A novel decision support system has been created that can predict with great correctness whether a new user is fraud or not. MLFS uses a logistic regression and random forest classifier to implement a supervised classification-based anomaly detection that relies on the analysts’ labeling. RF overperformed LR in every metrics, but the difference was not significant. The MLFS can reach 0.8 accuracy, 0.75 precision, and 0.67 recall on the IBM Cloud Prepared data set. A recommendation system has been proposed that provides a strong support for the analysts. Later on, it can also replace human work, resulting in a much faster registration process, because a new user does not have to wait for the analysts to examine its case.

The implementation of the proposed MLFS system makes the user fraud prevention more deterministic, the human factors of the analysts will not have such an impact on the decision, so the filtering process can be much more consistent.

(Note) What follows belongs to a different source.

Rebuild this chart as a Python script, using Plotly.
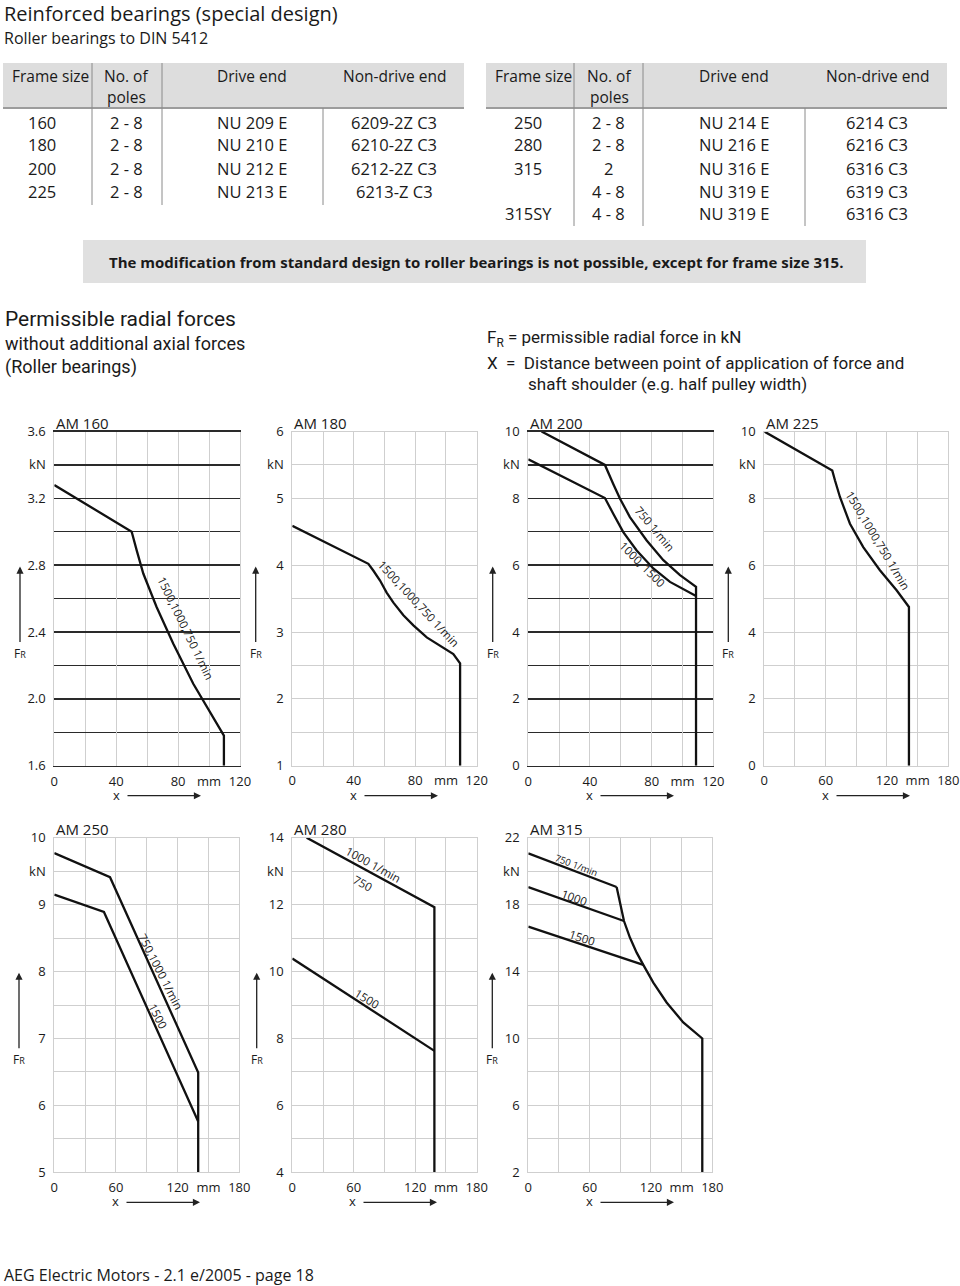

This system has brought into focus features for the analyst that have not been observed with great emphasis; however, the autoencoder and the correlation analysis showed that they have a great impact on the label. The results obtained during the feature and correlation analysis were demonstrated several times to the analyst teams. Their attention was drawn to several features that showed a high correlation with the label, but so far it has not been observed with great attention, thereby improving the accuracy of their work, and thus even more users who harm IBM Cloud and the company can be filtered out in advance. This information has been implemented into the actual decision-making system.

The developed process can provide feedback to the classification. The decision-making of the analysts can be supervised thus improving its effectiveness. This can improve the quality of the labeling, resulting in more accurate models.

Future possibility is to try out additional machine learning or deep learning models to increase the performance of the novel process. For this, it is necessary to collect more data, both labeled and unlabeled ones.